-- START --
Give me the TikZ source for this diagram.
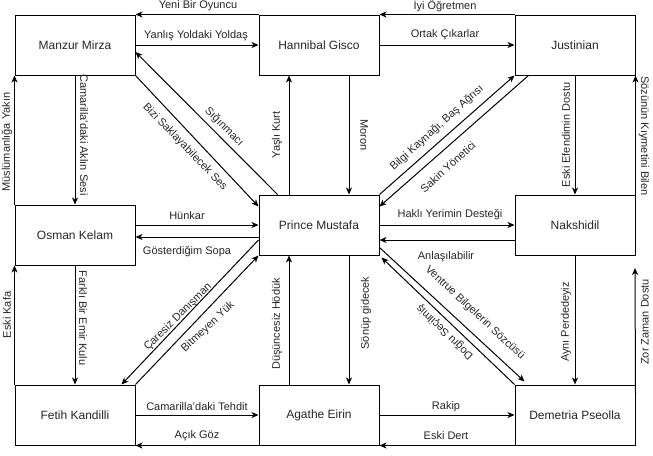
\documentclass[tikz,border=0pt]{standalone}
\usepackage{fontspec}
\setmainfont{Liberation Sans}
\usetikzlibrary{arrows.meta}
\begin{document}
\begin{tikzpicture}[x=1pt,y=-1pt,
  box/.style={draw, line width=1pt, fill=white, minimum width=120pt,
    minimum height=60pt, inner sep=0pt, font=\fontsize{12}{14}\selectfont, text=black!85},
  link/.style={line width=1pt, -{Stealth[length=7pt,width=6pt,inset=2pt]}},
  lbl/.style={inner sep=0pt, font=\fontsize{11}{13}\selectfont, text=black!85},
]
\useasboundingbox (0,0) rectangle (653,455);

% characters
\node[box] (mm) at (75,45)  {Manzur Mirza};
\node[box] (hg) at (319,45) {Hannibal Gisco};
\node[box] (ju) at (575,45) {Justinian};
\node[box] (ok) at (75,235) {Osman Kelam};
\node[box] (pm) at (319,225) {Prince Mustafa};
\node[box] (nk) at (575,225) {Nakshidil};
\node[box] (fk) at (75,415) {Fetih Kandilli};
\node[box] (ag) at (319,415) {Agathe Eirin};
\node[box] (dp) at (575,415) {Demetria Pseolla};
\coordinate (zz) at (635,268);

% top row
\draw[link] (hg.north west) -- (mm.north east);
\draw[link] (mm.east) -- (hg.west);
\draw[link] (ju.north west) -- (hg.north east);
\draw[link] (hg.east) -- (ju.west);
\node[lbl] (l1) at (198,6) {Yeni Bir Oyuncu};
\node[lbl] (l2) at (196,36) {Yanlış Yoldaki Yoldaş};
\node[lbl] (l3) at (445,6) {İyi Öğretmen};
\node[lbl] (l4) at (445,35) {Ortak Çıkarlar};

% top row to middle row
\draw[link] (mm.south) -- (ok.north);
\draw[link] (ok.north west) -- (mm.south west);
\draw[link] (mm.south east) -- ([yshift=-12pt]pm.north west);
\draw[link] ([xshift=19pt]pm.north west) -- ([yshift=-7pt]mm.east);
\draw[link] ([xshift=-30pt]pm.north) -- ([xshift=-30pt]hg.south);
\draw[link] ([xshift=30pt]hg.south) -- ([xshift=30pt]pm.north);
\draw[link] (pm.north east) -- (ju.south west);
\draw[link] ([xshift=14pt]ju.south west) -- ([yshift=-12pt]pm.north east);
\draw[link] (ju.south) -- (nk.north);
\draw[link] (nk.north east) -- (ju.south east);
\node[lbl,rotate=-90] (l5) at (84,135) {Camarilla'daki Aklın Sesi};
\node[lbl,rotate=90] (l6) at (7,142) {Müslümanlığa Yakın};
\node[lbl,rotate=-45] (l7) at (224,127) {Sığınmacı};
\node[lbl,rotate=-46] (l8) at (185,147) {Bizi Saklayabilecek Ses};
\node[lbl,rotate=90] (l9) at (277,135) {Yaşlı Kurt};
\node[lbl,rotate=-90] (l10) at (364,135) {Moron};
\node[lbl,rotate=42] (l11) at (437,128) {Bilgi Kaynağı, Baş Ağrısı};
\node[lbl,rotate=42] (l12) at (448,167) {Sakin Yönetici};
\node[lbl,rotate=90] (l13) at (566,135) {Eski Efendimin Dostu};
\node[lbl,rotate=-90] (l14) at (644,136) {Sözünün Kıymetini Bilen};

% middle row
\draw[link] ([yshift=10pt]ok.east) -- (pm.west);
\draw[link] ([yshift=-12pt]pm.west) -- ([yshift=-2pt]ok.east);
\draw[link] (pm.east) -- (nk.west);
\draw[link] ([yshift=-15pt]nk.west) -- ([yshift=-15pt]pm.east);
\node[lbl] (l15) at (187,216) {Hünkar};
\node[lbl] (l16) at (187,252) {Gösterdiğim Sopa};
\node[lbl] (l17) at (450,215) {Haklı Yerimin Desteği};
\node[lbl] (l18) at (446,257) {Anlaşılabilir};

% middle row to bottom row
\draw[link] (ok.south) -- (fk.north);
\draw[link] (fk.north west) -- (ok.south west);
\draw[link] ([yshift=-15pt]pm.west) -- ([xshift=-14pt]fk.north east);
\draw[link] (fk.north east) -- (pm.south west);
\draw[link] ([xshift=-30pt]ag.north) -- ([xshift=-30pt]pm.south);
\draw[link] ([xshift=30pt]pm.south) -- ([xshift=30pt]ag.north);
\draw[link] ([yshift=8pt]pm.south east) -- ([xshift=10pt,yshift=3pt]dp.north west);
\draw[link] (dp.north west) -- ([shift={(2pt,-2pt)}]pm.south east);
\draw[link] (nk.south) -- (dp.north);
\draw[link] ([yshift=-10pt]dp.north east) -- (zz);
\node[lbl,rotate=-90] (l19) at (83,318) {Farklı Bir Emir Kulu};
\node[lbl,rotate=90] (l20) at (7,315) {Eski Kafa};
\node[lbl,rotate=45] (l21) at (178,317) {Çaresiz Danışman};
\node[lbl,rotate=43] (l22) at (208,327) {Bitmeyen Yük};
\node[lbl,rotate=90] (l23) at (277,324) {Düşüncesiz Hödük};
\node[lbl,rotate=90] (l24) at (366,313) {Sönüp gidecek};
\node[lbl,rotate=-43] (l25) at (475,313) {Ventrue Bilgelerin Sözcüsü};
\node[lbl,rotate=136] (l26) at (445,332) {Doğru Seçilmiş};
\node[lbl,rotate=90] (l27) at (566,322) {Aynı Perdedeyiz};
\node[lbl,rotate=90] (l28) at (645,322) {Zor Zaman Dostu};

% bottom row
\draw[link] (fk.east) -- (ag.west);
\draw[link] (ag.south west) -- (fk.south east);
\draw[link] (ag.east) -- (dp.west);
\draw[link] (dp.south west) -- (ag.south east);
\node[lbl] (l29) at (197,407) {Camarilla'daki Tehdit};
\node[lbl] (l30) at (197,436) {Açık Göz};
\node[lbl] (l31) at (446,407) {Rakip};
\node[lbl] (l32) at (446,436) {Eski Dert};
\end{tikzpicture}
\end{document}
-- END --
Set the listing down in full and exactly. Pictures within it should not appear in the copy.

Give me the TikZ source for this diagram.
\documentclass[tikz,border=0pt]{standalone}
\usepackage{fontspec}
\setmainfont{Liberation Sans}
\usetikzlibrary{arrows.meta}
\begin{document}
\begin{tikzpicture}[x=1pt,y=-1pt,
  box/.style={draw, line width=1pt, fill=white, minimum width=120pt,
    minimum height=60pt, inner sep=0pt, font=\fontsize{12}{14}\selectfont, text=black!85},
  link/.style={line width=1pt, -{Stealth[length=7pt,width=6pt,inset=2pt]}},
  lbl/.style={inner sep=0pt, font=\fontsize{11}{13}\selectfont, text=black!85},
]
\useasboundingbox (0,0) rectangle (653,455);

% characters
\node[box] (mm) at (75,45)  {Manzur Mirza};
\node[box] (hg) at (319,45) {Hannibal Gisco};
\node[box] (ju) at (575,45) {Justinian};
\node[box] (ok) at (75,235) {Osman Kelam};
\node[box] (pm) at (319,225) {Prince Mustafa};
\node[box] (nk) at (575,225) {Nakshidil};
\node[box] (fk) at (75,415) {Fetih Kandilli};
\node[box] (ag) at (319,415) {Agathe Eirin};
\node[box] (dp) at (575,415) {Demetria Pseolla};
\coordinate (zz) at (635,268);

% top row
\draw[link] (hg.north west) -- (mm.north east);
\draw[link] (mm.east) -- (hg.west);
\draw[link] (ju.north west) -- (hg.north east);
\draw[link] (hg.east) -- (ju.west);
\node[lbl] (l1) at (198,6) {Yeni Bir Oyuncu};
\node[lbl] (l2) at (196,36) {Yanlış Yoldaki Yoldaş};
\node[lbl] (l3) at (445,6) {İyi Öğretmen};
\node[lbl] (l4) at (445,35) {Ortak Çıkarlar};

% top row to middle row
\draw[link] (mm.south) -- (ok.north);
\draw[link] (ok.north west) -- (mm.south west);
\draw[link] (mm.south east) -- ([yshift=-12pt]pm.north west);
\draw[link] ([xshift=19pt]pm.north west) -- ([yshift=-7pt]mm.east);
\draw[link] ([xshift=-30pt]pm.north) -- ([xshift=-30pt]hg.south);
\draw[link] ([xshift=30pt]hg.south) -- ([xshift=30pt]pm.north);
\draw[link] (pm.north east) -- (ju.south west);
\draw[link] ([xshift=14pt]ju.south west) -- ([yshift=-12pt]pm.north east);
\draw[link] (ju.south) -- (nk.north);
\draw[link] (nk.north east) -- (ju.south east);
\node[lbl,rotate=-90] (l5) at (84,135) {Camarilla'daki Aklın Sesi};
\node[lbl,rotate=90] (l6) at (7,142) {Müslümanlığa Yakın};
\node[lbl,rotate=-45] (l7) at (224,127) {Sığınmacı};
\node[lbl,rotate=-46] (l8) at (185,147) {Bizi Saklayabilecek Ses};
\node[lbl,rotate=90] (l9) at (277,135) {Yaşlı Kurt};
\node[lbl,rotate=-90] (l10) at (364,135) {Moron};
\node[lbl,rotate=42] (l11) at (437,128) {Bilgi Kaynağı, Baş Ağrısı};
\node[lbl,rotate=42] (l12) at (448,167) {Sakin Yönetici};
\node[lbl,rotate=90] (l13) at (566,135) {Eski Efendimin Dostu};
\node[lbl,rotate=-90] (l14) at (644,136) {Sözünün Kıymetini Bilen};

% middle row
\draw[link] ([yshift=10pt]ok.east) -- (pm.west);
\draw[link] ([yshift=-12pt]pm.west) -- ([yshift=-2pt]ok.east);
\draw[link] (pm.east) -- (nk.west);
\draw[link] ([yshift=-15pt]nk.west) -- ([yshift=-15pt]pm.east);
\node[lbl] (l15) at (187,216) {Hünkar};
\node[lbl] (l16) at (187,252) {Gösterdiğim Sopa};
\node[lbl] (l17) at (450,215) {Haklı Yerimin Desteği};
\node[lbl] (l18) at (446,257) {Anlaşılabilir};

% middle row to bottom row
\draw[link] (ok.south) -- (fk.north);
\draw[link] (fk.north west) -- (ok.south west);
\draw[link] ([yshift=-15pt]pm.west) -- ([xshift=-14pt]fk.north east);
\draw[link] (fk.north east) -- (pm.south west);
\draw[link] ([xshift=-30pt]ag.north) -- ([xshift=-30pt]pm.south);
\draw[link] ([xshift=30pt]pm.south) -- ([xshift=30pt]ag.north);
\draw[link] ([yshift=8pt]pm.south east) -- ([xshift=10pt,yshift=3pt]dp.north west);
\draw[link] (dp.north west) -- ([shift={(2pt,-2pt)}]pm.south east);
\draw[link] (nk.south) -- (dp.north);
\draw[link] ([yshift=-10pt]dp.north east) -- (zz);
\node[lbl,rotate=-90] (l19) at (83,318) {Farklı Bir Emir Kulu};
\node[lbl,rotate=90] (l20) at (7,315) {Eski Kafa};
\node[lbl,rotate=45] (l21) at (178,317) {Çaresiz Danışman};
\node[lbl,rotate=43] (l22) at (208,327) {Bitmeyen Yük};
\node[lbl,rotate=90] (l23) at (277,324) {Düşüncesiz Hödük};
\node[lbl,rotate=90] (l24) at (366,313) {Sönüp gidecek};
\node[lbl,rotate=-43] (l25) at (475,313) {Ventrue Bilgelerin Sözcüsü};
\node[lbl,rotate=136] (l26) at (445,332) {Doğru Seçilmiş};
\node[lbl,rotate=90] (l27) at (566,322) {Aynı Perdedeyiz};
\node[lbl,rotate=90] (l28) at (645,322) {Zor Zaman Dostu};

% bottom row
\draw[link] (fk.east) -- (ag.west);
\draw[link] (ag.south west) -- (fk.south east);
\draw[link] (ag.east) -- (dp.west);
\draw[link] (dp.south west) -- (ag.south east);
\node[lbl] (l29) at (197,407) {Camarilla'daki Tehdit};
\node[lbl] (l30) at (197,436) {Açık Göz};
\node[lbl] (l31) at (446,407) {Rakip};
\node[lbl] (l32) at (446,436) {Eski Dert};
\end{tikzpicture}
\end{document}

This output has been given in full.